Eine neue Cerebralsklerose, ein neuer Hirn-Herpes verbreitet sich durch mediale Tröpfcheninfektion und verpeilt resp. „verperlt“ (Dittsche) ganze Landstriche: der Liveticker. Schon das Wort bewirkt Bluthochdruck. Ich habe doch längst einen, denken viele – meine Wanduhr von Tchibo nämlich, die in stillen einsamen Stunden der  Depression lauthals tickt und dir auditiv vor Ohren führt, wie dein unbedeutendes, ereignisloses Leben verrinnt, tick-tak-tick-tak. Sekunde für Sekunde. Sekunden sind Kleinvieh, aber aus ihnen setzt sich der Mist zusammen. – Aber das ist nicht gemeint. Der „Liveticker“, etwa bei n-tv oder SPIEGEL online, das ist informationelle Vollkaskao-Vollkorn-, quatsch, Vollverkostung mit Null Prozent Kalorien. Fast food, der nicht dick macht, geschweige denn klug. „+++ 17.03 Uhr: Bengasi: Ein Panzer biegt um die Ecke. Noch ist unklar, wer drin sitzt. Ist es der Gaddaffe, der King Kong der durchgeknallten Diktatoren? Oder eine terroristische Al-Quaida-Ratte? Diplomatische Beobachter runzeln die Stirn.+++“ “ +++ 18.69 Uhr:  Fukoshima: Auch der dritte Reaktor riecht irgendwie komisch. Näheres wollten die Betreiber zunächst nicht bestätigen.+++ „ So tickt life, und du bist live dabei, nur ohne Radioaktivität oder Blei in der Luft. Herrlich! Darauf ein Senfglas Senfgas!

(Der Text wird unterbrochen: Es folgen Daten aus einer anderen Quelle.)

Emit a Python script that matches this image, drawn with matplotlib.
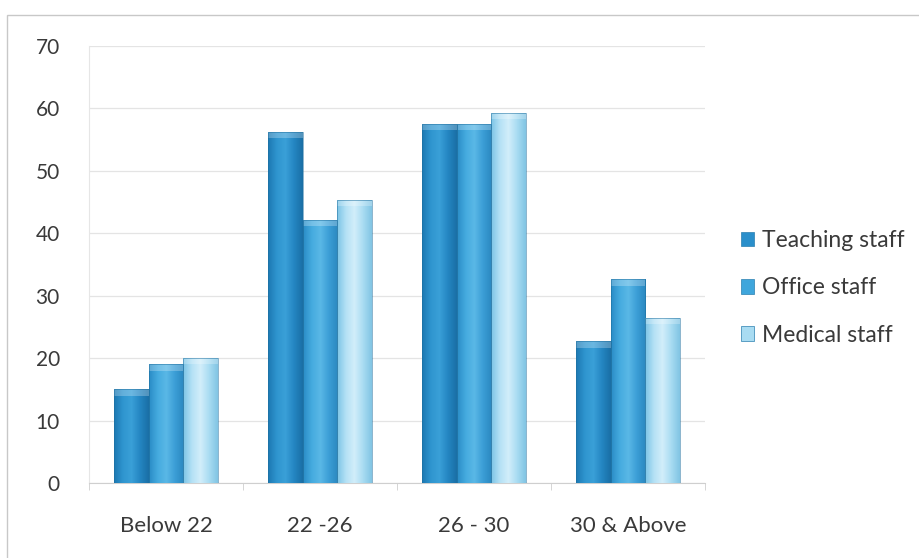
import numpy as np
import matplotlib.pyplot as plt
from matplotlib.colors import LinearSegmentedColormap
from matplotlib.patches import Rectangle

plt.rcParams['font.family'] = ['Lato', 'DejaVu Sans']

categories = ["Below 22", "22 -26", "26 - 30", "30 & Above"]
series = ["Teaching staff", "Office staff", "Medical staff"]
teaching = [15.0, 56.3, 57.5, 22.7]
office = [19.0, 42.2, 57.5, 32.6]
medical = [20.0, 45.4, 59.3, 26.5]
yticks = [0, 10, 20, 30, 40, 50, 60, 70]

# edge / mid / highlight shades for the cylinder-ish look of each series
shades = {
    "Teaching staff": ["#1c78b2", "#2f95cf", "#3aa0d8", "#2486c2", "#1a6fa6"],
    "Office staff": ["#2a8cc6", "#45abdf", "#5ab8e6", "#3b9ed6", "#2b88c0"],
    "Medical staff": ["#7cc4e6", "#b4e1f5", "#d2eefa", "#a9dcf2", "#82c5e4"],
}
legend_colors = {"Teaching staff": "#2a8fcb", "Office staff": "#3fa6dc", "Medical staff": "#a9dcf2"}

fig = plt.figure(figsize=(9.19, 5.58), dpi=100)
ax = fig.add_axes([89/919, 1-483/558, (705-89)/919, (483-46)/558])

x = np.arange(len(categories))
w = 0.223
grad = np.linspace(0, 1, 64).reshape(1, -1)

for i, (name, vals) in enumerate(zip(series, [teaching, office, medical])):
    cmap = LinearSegmentedColormap.from_list(name, shades[name])
    bars = ax.bar(x + (i-1)*w, vals, width=w, color=legend_colors[name],
                  edgecolor="none", label=name, zorder=2)
    for b in bars:
        x0, y0 = b.get_x(), b.get_y()
        im = ax.imshow(grad, cmap=cmap, aspect="auto", zorder=3,
                       extent=[x0, x0+b.get_width(), y0, y0+b.get_height()])
        im.set_clip_path(b)
        # light cap at the top of each bar
        ax.add_patch(Rectangle((x0, b.get_height()-1.0), b.get_width(), 1.0,
                               facecolor="white", alpha=0.25, edgecolor="none", zorder=4))
        ax.add_patch(Rectangle((x0, y0), b.get_width(), b.get_height(),
                               facecolor="none", edgecolor="#1e6f9e", lw=0.6,
                               alpha=0.6, zorder=5))

ax.set_xlim(-0.5, len(categories)-0.5)
ax.set_ylim(0, 70)
ax.set_yticks(yticks)
ax.set_xticks(x)
ax.set_xticklabels(categories)
ax.set_xticks(np.arange(len(categories)+1)-0.5, minor=True)

ax.grid(axis="y", color="#e4e4e4", lw=0.9, zorder=0)
ax.set_axisbelow(True)
for s in ["top", "right"]:
    ax.spines[s].set_visible(False)
ax.spines["left"].set_color("#e6e6e6")
ax.spines["bottom"].set_color("#cfcfcf")
ax.tick_params(axis="y", length=0, pad=21, labelsize=15, labelcolor="#3a3a3a")
ax.tick_params(axis="x", which="major", length=0, pad=24, labelsize=16, labelcolor="#3a3a3a")
ax.tick_params(axis="x", which="minor", length=5, color="#cfcfcf")

handles = [Rectangle((0, 0), 1, 1, facecolor=legend_colors[n], edgecolor="#2a7fb0", lw=0.5) for n in series]
fig.legend(handles, series, loc="center left", bbox_to_anchor=(720/919, 1-288/558),
           frameon=False, fontsize=16.5, handlelength=0.6, handleheight=0.6,
           handletextpad=0.35, labelspacing=1.15, labelcolor="#3a3a3a")

# chart border
fig.add_artist(Rectangle((7/919, -0.01), 1.0, 1-15/558+0.01, transform=fig.transFigure,
                         facecolor="none", edgecolor="#c8c8c8", lw=1.0))

fig.savefig("out.png", dpi=100)
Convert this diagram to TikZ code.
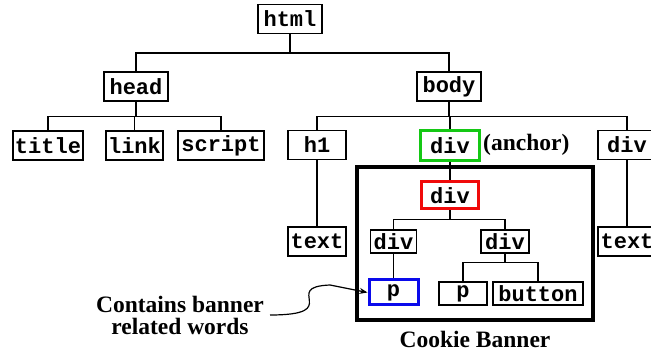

Ursprünglich war der „Liveticker“ mal eine einigermaßen passable Ersatzkasse für Leute ohne Radio und Fernsehen, die ein Bundesliga-Spiel verfolgen wollten: „89. Minute. Kaiserslauterner Stürmer steckt Nase in den gegnerischen Strafraum. Olli Kahn beißt  sofort zu. Gelbe Karte!“ Inzwischen ist der Liveticker zur bescheuertsten, weil komplett sinnfreien Illusionsmaschine des Journalismus verkommen. Ich musste schon immer lachen, wenn man Auslandskorrespondenten vor dem Weißen Haus oder dem Kreml postiert, als würde die Aura des Gebäudes ihnen irgendwie besonders privilegierte Nachrichtenströme senden. Dabei lesen die auch nur Zeitung. Aber der Liveticker ist natürlich um Längen heißer, mega-aktueller und dranner an der  so called reality. Oh Mann, sekündlich weiß ich, was los ist – wenn ich mir dann noch gefühlte tausend Sondersendungen, specials (Schpäschels) und Breaking-News-Gewitter antue, Experten-Auftritte reinziehe und Bescheidwisserrunden mit Peter Scholl-Latour und Heiner Geißler verfolge, dann bin ich mal so richtig durch—informiert. Als wäre ich live dabei, was Gott natürlich lieber verhüten möge. Wer möchte jetzt schon in Fukushima 1-4 oder in Bengasi sein.

Schon eine tolle Erfindung: Liveticker. Jetzt wünsch ich mir nur noch, dass Videokameras aus Rettungswagen und Jagdbombern Livestreams senden. Ich meine: Nuklearkatastrophen und chirurgische Luftschläge – das ist ja nun definitiv geiler als Verkehrsunfälle. Get your kicks by liveticker!